┏━━
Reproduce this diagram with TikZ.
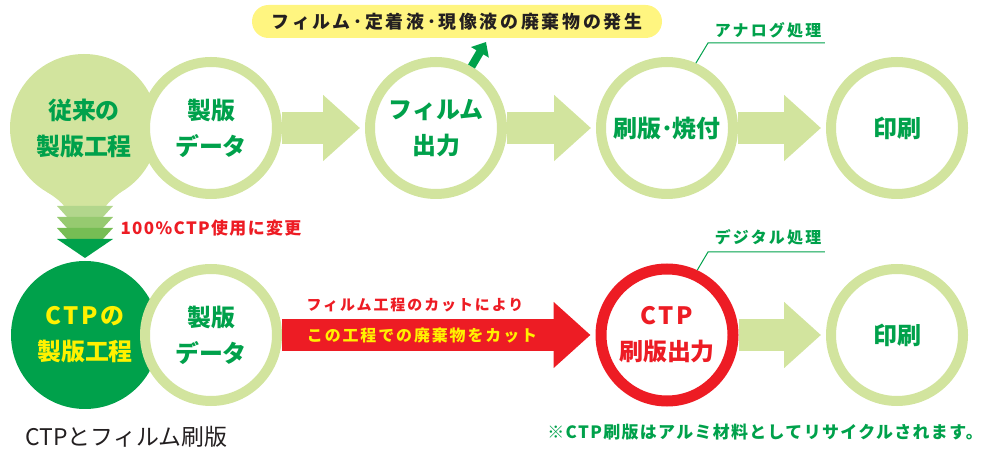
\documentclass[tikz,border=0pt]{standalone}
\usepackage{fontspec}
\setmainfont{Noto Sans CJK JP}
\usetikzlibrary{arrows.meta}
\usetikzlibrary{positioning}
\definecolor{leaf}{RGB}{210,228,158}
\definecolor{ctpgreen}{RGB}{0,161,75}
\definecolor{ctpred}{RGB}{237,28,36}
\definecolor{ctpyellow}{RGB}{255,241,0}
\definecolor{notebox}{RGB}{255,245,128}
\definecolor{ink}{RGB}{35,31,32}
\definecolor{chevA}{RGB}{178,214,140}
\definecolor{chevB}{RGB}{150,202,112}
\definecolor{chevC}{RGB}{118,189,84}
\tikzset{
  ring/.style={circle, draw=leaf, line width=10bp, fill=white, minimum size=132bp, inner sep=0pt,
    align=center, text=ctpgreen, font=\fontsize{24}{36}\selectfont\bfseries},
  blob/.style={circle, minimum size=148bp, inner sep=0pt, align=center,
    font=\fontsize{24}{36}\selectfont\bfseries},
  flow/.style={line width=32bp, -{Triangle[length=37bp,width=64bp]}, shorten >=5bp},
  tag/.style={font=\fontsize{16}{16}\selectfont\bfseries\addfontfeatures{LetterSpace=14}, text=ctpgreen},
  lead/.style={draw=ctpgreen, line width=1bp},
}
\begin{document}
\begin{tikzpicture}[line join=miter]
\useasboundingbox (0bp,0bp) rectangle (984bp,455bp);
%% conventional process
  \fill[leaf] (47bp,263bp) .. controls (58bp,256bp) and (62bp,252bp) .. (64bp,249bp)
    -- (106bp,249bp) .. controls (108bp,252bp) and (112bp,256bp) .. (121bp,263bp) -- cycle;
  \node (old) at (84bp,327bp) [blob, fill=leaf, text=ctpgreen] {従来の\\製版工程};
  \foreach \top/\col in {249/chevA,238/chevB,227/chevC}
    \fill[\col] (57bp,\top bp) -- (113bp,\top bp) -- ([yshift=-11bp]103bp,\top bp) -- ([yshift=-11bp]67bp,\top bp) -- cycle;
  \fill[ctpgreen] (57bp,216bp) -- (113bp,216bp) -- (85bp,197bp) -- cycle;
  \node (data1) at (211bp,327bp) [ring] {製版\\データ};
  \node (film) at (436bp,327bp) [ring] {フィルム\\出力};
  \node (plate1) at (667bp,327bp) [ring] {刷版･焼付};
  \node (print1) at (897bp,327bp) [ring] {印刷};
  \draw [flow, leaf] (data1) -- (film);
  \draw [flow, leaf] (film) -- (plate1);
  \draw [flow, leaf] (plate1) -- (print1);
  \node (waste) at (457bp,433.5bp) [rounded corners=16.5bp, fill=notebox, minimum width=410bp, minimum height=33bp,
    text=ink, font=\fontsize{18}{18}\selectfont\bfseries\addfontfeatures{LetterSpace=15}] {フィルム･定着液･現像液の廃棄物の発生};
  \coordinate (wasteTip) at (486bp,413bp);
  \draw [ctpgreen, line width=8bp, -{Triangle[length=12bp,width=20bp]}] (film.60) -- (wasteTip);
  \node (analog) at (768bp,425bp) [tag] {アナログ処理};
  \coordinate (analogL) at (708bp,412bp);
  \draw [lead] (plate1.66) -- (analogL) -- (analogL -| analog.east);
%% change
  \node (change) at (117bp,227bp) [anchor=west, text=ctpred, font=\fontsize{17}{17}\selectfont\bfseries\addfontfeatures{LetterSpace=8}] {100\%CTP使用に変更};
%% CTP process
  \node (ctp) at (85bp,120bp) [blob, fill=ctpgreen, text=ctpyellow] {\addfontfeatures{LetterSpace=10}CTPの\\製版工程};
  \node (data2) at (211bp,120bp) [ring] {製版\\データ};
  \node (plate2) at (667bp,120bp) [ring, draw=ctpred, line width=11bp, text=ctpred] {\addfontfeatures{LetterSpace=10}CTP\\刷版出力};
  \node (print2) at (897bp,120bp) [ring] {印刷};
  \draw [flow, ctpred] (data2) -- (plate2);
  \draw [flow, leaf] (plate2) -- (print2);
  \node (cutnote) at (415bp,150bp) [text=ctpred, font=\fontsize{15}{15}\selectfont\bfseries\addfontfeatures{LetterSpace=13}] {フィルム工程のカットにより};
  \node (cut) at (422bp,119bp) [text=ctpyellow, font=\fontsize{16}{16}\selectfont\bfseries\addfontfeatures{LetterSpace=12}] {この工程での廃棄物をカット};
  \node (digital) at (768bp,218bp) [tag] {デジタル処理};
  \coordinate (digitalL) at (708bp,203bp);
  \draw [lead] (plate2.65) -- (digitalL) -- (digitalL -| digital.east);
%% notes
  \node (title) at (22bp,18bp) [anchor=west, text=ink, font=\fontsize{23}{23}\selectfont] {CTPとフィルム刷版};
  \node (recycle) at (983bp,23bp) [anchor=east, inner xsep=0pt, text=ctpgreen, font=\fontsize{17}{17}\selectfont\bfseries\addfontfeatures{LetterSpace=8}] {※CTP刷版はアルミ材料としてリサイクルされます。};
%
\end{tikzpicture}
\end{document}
┗━━
*Your objective*:
Return the listing above unchanged, apart from dropping its pictures.

*Expected output*:
Reproduce this diagram with TikZ.
\documentclass[tikz,border=0pt]{standalone}
\usepackage{fontspec}
\setmainfont{Noto Sans CJK JP}
\usetikzlibrary{arrows.meta}
\usetikzlibrary{positioning}
\definecolor{leaf}{RGB}{210,228,158}
\definecolor{ctpgreen}{RGB}{0,161,75}
\definecolor{ctpred}{RGB}{237,28,36}
\definecolor{ctpyellow}{RGB}{255,241,0}
\definecolor{notebox}{RGB}{255,245,128}
\definecolor{ink}{RGB}{35,31,32}
\definecolor{chevA}{RGB}{178,214,140}
\definecolor{chevB}{RGB}{150,202,112}
\definecolor{chevC}{RGB}{118,189,84}
\tikzset{
  ring/.style={circle, draw=leaf, line width=10bp, fill=white, minimum size=132bp, inner sep=0pt,
    align=center, text=ctpgreen, font=\fontsize{24}{36}\selectfont\bfseries},
  blob/.style={circle, minimum size=148bp, inner sep=0pt, align=center,
    font=\fontsize{24}{36}\selectfont\bfseries},
  flow/.style={line width=32bp, -{Triangle[length=37bp,width=64bp]}, shorten >=5bp},
  tag/.style={font=\fontsize{16}{16}\selectfont\bfseries\addfontfeatures{LetterSpace=14}, text=ctpgreen},
  lead/.style={draw=ctpgreen, line width=1bp},
}
\begin{document}
\begin{tikzpicture}[line join=miter]
\useasboundingbox (0bp,0bp) rectangle (984bp,455bp);
%% conventional process
  \fill[leaf] (47bp,263bp) .. controls (58bp,256bp) and (62bp,252bp) .. (64bp,249bp)
    -- (106bp,249bp) .. controls (108bp,252bp) and (112bp,256bp) .. (121bp,263bp) -- cycle;
  \node (old) at (84bp,327bp) [blob, fill=leaf, text=ctpgreen] {従来の\\製版工程};
  \foreach \top/\col in {249/chevA,238/chevB,227/chevC}
    \fill[\col] (57bp,\top bp) -- (113bp,\top bp) -- ([yshift=-11bp]103bp,\top bp) -- ([yshift=-11bp]67bp,\top bp) -- cycle;
  \fill[ctpgreen] (57bp,216bp) -- (113bp,216bp) -- (85bp,197bp) -- cycle;
  \node (data1) at (211bp,327bp) [ring] {製版\\データ};
  \node (film) at (436bp,327bp) [ring] {フィルム\\出力};
  \node (plate1) at (667bp,327bp) [ring] {刷版･焼付};
  \node (print1) at (897bp,327bp) [ring] {印刷};
  \draw [flow, leaf] (data1) -- (film);
  \draw [flow, leaf] (film) -- (plate1);
  \draw [flow, leaf] (plate1) -- (print1);
  \node (waste) at (457bp,433.5bp) [rounded corners=16.5bp, fill=notebox, minimum width=410bp, minimum height=33bp,
    text=ink, font=\fontsize{18}{18}\selectfont\bfseries\addfontfeatures{LetterSpace=15}] {フィルム･定着液･現像液の廃棄物の発生};
  \coordinate (wasteTip) at (486bp,413bp);
  \draw [ctpgreen, line width=8bp, -{Triangle[length=12bp,width=20bp]}] (film.60) -- (wasteTip);
  \node (analog) at (768bp,425bp) [tag] {アナログ処理};
  \coordinate (analogL) at (708bp,412bp);
  \draw [lead] (plate1.66) -- (analogL) -- (analogL -| analog.east);
%% change
  \node (change) at (117bp,227bp) [anchor=west, text=ctpred, font=\fontsize{17}{17}\selectfont\bfseries\addfontfeatures{LetterSpace=8}] {100\%CTP使用に変更};
%% CTP process
  \node (ctp) at (85bp,120bp) [blob, fill=ctpgreen, text=ctpyellow] {\addfontfeatures{LetterSpace=10}CTPの\\製版工程};
  \node (data2) at (211bp,120bp) [ring] {製版\\データ};
  \node (plate2) at (667bp,120bp) [ring, draw=ctpred, line width=11bp, text=ctpred] {\addfontfeatures{LetterSpace=10}CTP\\刷版出力};
  \node (print2) at (897bp,120bp) [ring] {印刷};
  \draw [flow, ctpred] (data2) -- (plate2);
  \draw [flow, leaf] (plate2) -- (print2);
  \node (cutnote) at (415bp,150bp) [text=ctpred, font=\fontsize{15}{15}\selectfont\bfseries\addfontfeatures{LetterSpace=13}] {フィルム工程のカットにより};
  \node (cut) at (422bp,119bp) [text=ctpyellow, font=\fontsize{16}{16}\selectfont\bfseries\addfontfeatures{LetterSpace=12}] {この工程での廃棄物をカット};
  \node (digital) at (768bp,218bp) [tag] {デジタル処理};
  \coordinate (digitalL) at (708bp,203bp);
  \draw [lead] (plate2.65) -- (digitalL) -- (digitalL -| digital.east);
%% notes
  \node (title) at (22bp,18bp) [anchor=west, text=ink, font=\fontsize{23}{23}\selectfont] {CTPとフィルム刷版};
  \node (recycle) at (983bp,23bp) [anchor=east, inner xsep=0pt, text=ctpgreen, font=\fontsize{17}{17}\selectfont\bfseries\addfontfeatures{LetterSpace=8}] {※CTP刷版はアルミ材料としてリサイクルされます。};
%
\end{tikzpicture}
\end{document}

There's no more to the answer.